Here, Bronwen, aka The Lobster Whisperer, as put this bad boy to sleep by stroking its back then standing it on its head. This will make the transition into the water even calmer. A lullaby is optional.
Our lobster is ready to be broken down and eaten, and there is a right way and a wrong way.
This would be the wrong way…
Here’s the right way…
On the back, look for a handy little notch in the shell. This is where you will start your cutting. See, it’s as if Mother Nature herself wanted us to eat lobster!
Push the tip of a good, heavy, chef’s knife just under the notch.
Plunge all the way in, and with your free hand on the back of the knife, push down hard and quick, cutting all the way through the back and tail.
Again, with that chef’s knife, whack the tips off each claw. Make sure your other hand is safely away from the falling blade!
See the two claws here: the one on the left is cleaned up, with the ‘shoulder’ also trimmed, and the lower mandible of the claw pulled down and twisted.
Now, make little slices in the knuckles of the claws (arms).
Here’s a tip: if the meat from this part of the claw is just ever so soft and jiggly, and in perfect condition, then you know the lobster is cooked perfectly. Cook it too long, and it will stick to the inside of the shell, tearing the meat.
Use picks to dig out every last scrap of meat.

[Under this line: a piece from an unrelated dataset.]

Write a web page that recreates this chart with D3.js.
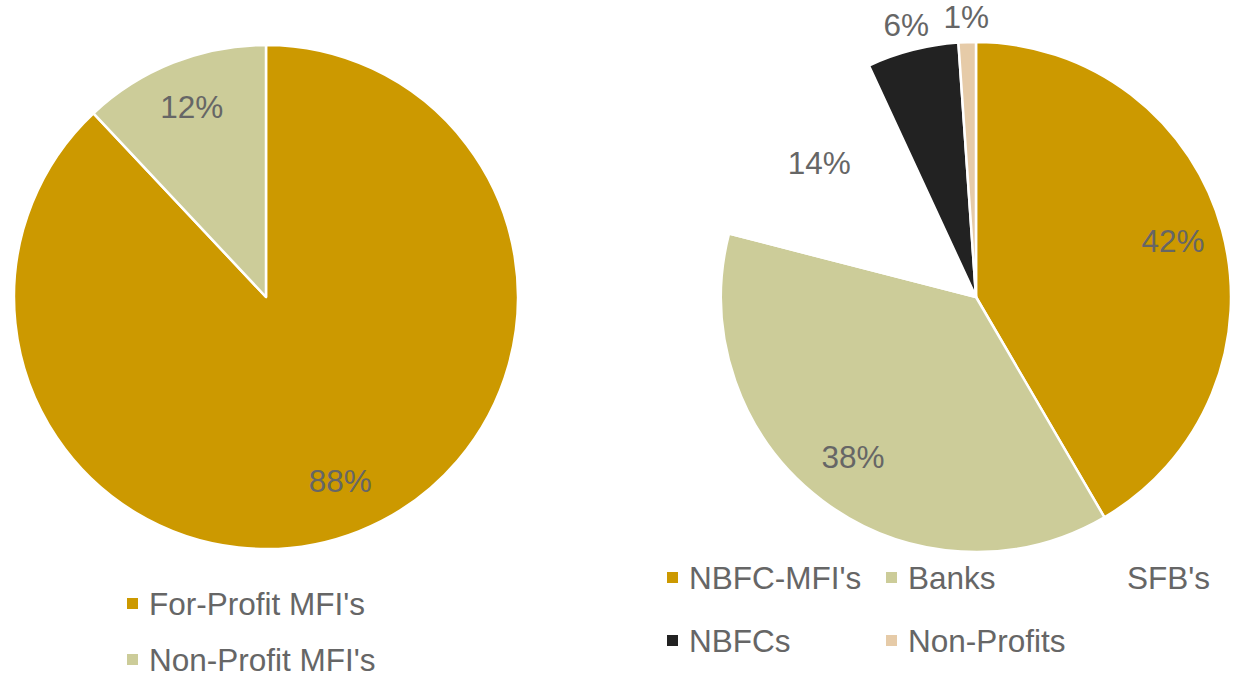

Trade secret: don’t forget to turn the beast over. Under here, where the claws were attached is some very sweet meat, that can go over looked.

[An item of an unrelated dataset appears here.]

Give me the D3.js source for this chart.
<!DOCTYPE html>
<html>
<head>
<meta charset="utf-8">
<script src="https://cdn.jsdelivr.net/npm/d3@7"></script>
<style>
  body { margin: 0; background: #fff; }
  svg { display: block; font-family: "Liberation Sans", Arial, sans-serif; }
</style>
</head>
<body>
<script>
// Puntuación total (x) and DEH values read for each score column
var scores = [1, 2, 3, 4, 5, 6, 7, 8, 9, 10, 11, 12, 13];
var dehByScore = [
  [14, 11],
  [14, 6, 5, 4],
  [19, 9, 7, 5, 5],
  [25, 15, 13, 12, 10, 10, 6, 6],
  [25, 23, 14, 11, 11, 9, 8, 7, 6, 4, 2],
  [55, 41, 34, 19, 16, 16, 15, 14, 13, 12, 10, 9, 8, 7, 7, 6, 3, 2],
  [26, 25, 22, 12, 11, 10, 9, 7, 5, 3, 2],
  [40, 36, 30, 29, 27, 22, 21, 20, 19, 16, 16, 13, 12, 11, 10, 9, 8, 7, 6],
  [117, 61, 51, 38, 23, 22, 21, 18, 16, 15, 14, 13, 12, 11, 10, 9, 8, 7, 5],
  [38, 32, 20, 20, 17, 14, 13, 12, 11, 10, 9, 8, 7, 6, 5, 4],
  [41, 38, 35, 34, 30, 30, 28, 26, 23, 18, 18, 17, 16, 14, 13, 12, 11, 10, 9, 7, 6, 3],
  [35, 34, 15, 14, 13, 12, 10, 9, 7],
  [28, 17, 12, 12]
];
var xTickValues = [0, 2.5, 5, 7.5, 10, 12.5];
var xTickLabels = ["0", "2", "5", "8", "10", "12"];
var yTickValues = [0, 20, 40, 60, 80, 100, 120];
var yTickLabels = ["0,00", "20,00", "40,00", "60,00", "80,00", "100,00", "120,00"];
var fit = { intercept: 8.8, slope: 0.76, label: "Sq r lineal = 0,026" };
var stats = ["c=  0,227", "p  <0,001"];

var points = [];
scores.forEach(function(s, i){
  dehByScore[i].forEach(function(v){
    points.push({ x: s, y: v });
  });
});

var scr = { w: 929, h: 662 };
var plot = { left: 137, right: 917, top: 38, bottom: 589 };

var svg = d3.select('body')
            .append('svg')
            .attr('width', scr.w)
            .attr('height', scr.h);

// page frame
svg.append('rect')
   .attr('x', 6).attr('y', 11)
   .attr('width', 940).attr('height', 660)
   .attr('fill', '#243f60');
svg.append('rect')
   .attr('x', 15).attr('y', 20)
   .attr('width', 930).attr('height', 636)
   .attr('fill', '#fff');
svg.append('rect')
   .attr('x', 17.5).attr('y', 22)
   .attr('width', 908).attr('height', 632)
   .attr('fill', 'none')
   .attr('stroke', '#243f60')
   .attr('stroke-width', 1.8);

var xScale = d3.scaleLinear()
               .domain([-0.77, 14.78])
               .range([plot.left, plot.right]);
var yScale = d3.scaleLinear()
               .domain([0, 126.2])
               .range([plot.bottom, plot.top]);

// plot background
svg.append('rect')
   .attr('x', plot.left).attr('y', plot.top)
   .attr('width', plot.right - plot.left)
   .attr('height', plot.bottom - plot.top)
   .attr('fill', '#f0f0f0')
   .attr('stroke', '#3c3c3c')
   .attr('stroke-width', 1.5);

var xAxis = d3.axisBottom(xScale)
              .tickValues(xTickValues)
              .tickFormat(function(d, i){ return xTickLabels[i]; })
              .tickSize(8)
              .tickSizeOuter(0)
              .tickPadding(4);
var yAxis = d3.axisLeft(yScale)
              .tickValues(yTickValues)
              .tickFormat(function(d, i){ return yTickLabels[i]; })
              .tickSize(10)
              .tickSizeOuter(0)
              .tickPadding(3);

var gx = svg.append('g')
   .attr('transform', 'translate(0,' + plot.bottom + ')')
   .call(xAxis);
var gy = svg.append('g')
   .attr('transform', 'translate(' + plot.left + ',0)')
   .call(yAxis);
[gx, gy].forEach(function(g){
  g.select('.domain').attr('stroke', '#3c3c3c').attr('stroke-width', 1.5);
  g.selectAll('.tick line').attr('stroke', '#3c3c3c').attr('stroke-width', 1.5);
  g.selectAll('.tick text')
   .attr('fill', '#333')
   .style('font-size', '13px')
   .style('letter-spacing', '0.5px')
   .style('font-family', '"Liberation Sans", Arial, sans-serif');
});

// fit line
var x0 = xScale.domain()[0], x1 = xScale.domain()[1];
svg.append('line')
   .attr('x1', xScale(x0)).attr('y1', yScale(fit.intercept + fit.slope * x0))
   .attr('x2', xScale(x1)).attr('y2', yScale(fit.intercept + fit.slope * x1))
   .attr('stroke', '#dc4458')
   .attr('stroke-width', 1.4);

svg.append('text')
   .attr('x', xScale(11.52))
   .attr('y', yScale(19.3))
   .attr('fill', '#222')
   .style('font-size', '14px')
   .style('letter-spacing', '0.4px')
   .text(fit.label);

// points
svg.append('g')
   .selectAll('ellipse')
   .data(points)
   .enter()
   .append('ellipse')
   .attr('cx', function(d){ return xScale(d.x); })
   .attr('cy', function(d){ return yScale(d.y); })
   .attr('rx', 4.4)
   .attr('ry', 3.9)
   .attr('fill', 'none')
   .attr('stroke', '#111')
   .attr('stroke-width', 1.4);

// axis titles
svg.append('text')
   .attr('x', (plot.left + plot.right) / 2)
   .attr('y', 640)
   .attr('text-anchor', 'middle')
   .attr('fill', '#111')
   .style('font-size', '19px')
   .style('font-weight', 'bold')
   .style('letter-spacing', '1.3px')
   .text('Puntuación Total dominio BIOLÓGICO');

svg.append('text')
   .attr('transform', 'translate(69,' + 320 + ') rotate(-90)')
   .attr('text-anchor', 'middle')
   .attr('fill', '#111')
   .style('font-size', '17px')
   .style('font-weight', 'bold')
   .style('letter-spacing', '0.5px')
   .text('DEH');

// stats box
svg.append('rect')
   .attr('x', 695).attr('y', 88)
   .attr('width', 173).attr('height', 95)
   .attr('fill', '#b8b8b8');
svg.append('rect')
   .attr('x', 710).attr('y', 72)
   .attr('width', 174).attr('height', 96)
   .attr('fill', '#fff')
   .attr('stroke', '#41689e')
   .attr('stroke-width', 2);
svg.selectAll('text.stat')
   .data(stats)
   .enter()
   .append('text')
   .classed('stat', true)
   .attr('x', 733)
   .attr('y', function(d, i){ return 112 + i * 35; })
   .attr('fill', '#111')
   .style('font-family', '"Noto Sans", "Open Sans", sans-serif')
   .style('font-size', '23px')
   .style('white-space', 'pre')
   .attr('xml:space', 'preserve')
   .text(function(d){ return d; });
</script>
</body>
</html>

Now, the pros would give you a funny look for using one of these. Bronwen feels that hammers tend to cause the shell to smash, leaving you picking shards of shell out of the meat. I’ll leave that up to you, because this shellfish hammer is over-the-top gorgeous. Get it from Bergo Designs.
Of course you’ll also need shell crackers, picks, and butter warmers. Check out The Cooks Place, as they carry a good selection and ship across Canada. They also carry a great selection of knives if you want to go the pro route!
And the right pot. Check this out. Now this is a steamer pot, not a boiling pot, so you will have to let your conscience be your guide. But I do love the spigot for easy draining. Get it and other lobster accoutrement from Crate and Barrel.
Now if this is all too much, and you just want to indulge, and I mean truly over-the-top indulge and you’re either a fantastic cook, or are in the Toronto area, read on…..
Recipe courtesy Chef Patrick Lin. Photo credit: Metropolitan Hotels.
Senses Lobster Spaghettini
Yield: 4 Portions
Vegetable oil – 30 ml
Onions – 100g – Rough Chop
Celery – 100g – Rough Chop
Leeks – 100g – Rough Chop
Garlic – 1 clove – Smashed
Lemon -1 piece – Cut in half
Bay Leaf – 1 piece
White Wine – 60 ml
Water – 4 L
Lobster 1 ï¿½ lbs – 2 pieces
In a large stockpot over medium heat sweat: celery, onions, leeks, 1 clove of garlic.
De-glaze pot with white wine and juice from lemon.
Add in water, bay leaf and remainder of lemon and season heavily with salt. The water should taste acidic and salty. Bring liquid to a rolling boil.
Place lobsters into stock pot and cook for 2 minutes, pull out lobster and refresh in ice bath, pull off claws and place back into stock pot for another 4 minutes, pull out claws and refresh in ice bath.
Carefully remove meat from claws and tail, insuring to keep all the leftover shells and body. Reserve lobster meat for final dish.